There is an inequality between the product of all entries of the matrix and the permanent of a matrix with non-negative entries. The geometric-arithmetic mean inequality states that
$(x_1\dots x_n)^{1/n}\leq\frac{1}{n}(x_1+\dots+x_n)$ whenever $x_1,\dots,x_n$ are non-negative. Therefore, $n(x_1\dots x_n)^{1/n}\leq x_1+\dots+x_n$ whenever $x_1,\dots,x_n$ are non-negative.


Suppose $A$ is a matrix with non-negative entries. Then

$$\text{per}(A)=\sum_{\sigma\in S_{n}}\prod_{k=1}^{n}a_{k,\sigma(k)}\geq n!\cdot(\prod_{\sigma\in S_{n}}\prod_{k=1}^{n}a_{k,\sigma(k)})^{1/n!}=n!\cdot\big((\prod_{i,j}a_{i,j})^{(n-1)!}\big)^{1/n!}$$
$$=n!\cdot(\prod_{i,j}a_{i,j})^{1/n}.$$

Here, equality is reached if and only if every entry in $A$ is the same.

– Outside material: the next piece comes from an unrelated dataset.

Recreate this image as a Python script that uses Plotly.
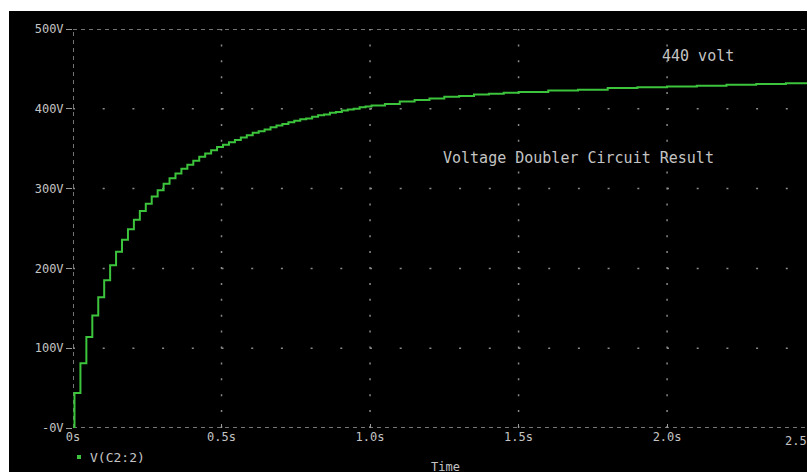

While this inequality is easy to prove, the Van der Waerden's conjecture is a result that was proven in 1980 that strengthens this inequality.

If $A$ is doubly stochastic, then by again applying the geometric-arithmetric mean inequality, we obtain
$\prod_{i,j}a_{i,j}\leq n^{-n^2}.$

Van der Waerden's conjecture states that
$$n!\cdot(\prod_{i,j}a_{i,j})^{1/n}\leq\frac{n!}{n^n}\leq \text{per}(A).$$

For stochastic matrices, the product of all entries can be interpreted in terms of Markov chains.

Observation: Suppose that $(X_r)_r$ is an irreducible aperiodic Markov chain with underlying set $\{1,\dots,n\}$ and with transition matrix $A$. Furthermore, suppose that every entry in $B$ is $1/n$.

For almost all tuples $(y_r)_r\in\{1,\dots,r\}^{\omega}$, we have
$$\lim_{N\rightarrow\infty}P(X_0=y_0,\dots,X_N=y_N)^{1/N}=\prod_{i,j}a_{i,j}^{n^{-2}}\leq 1/n.$$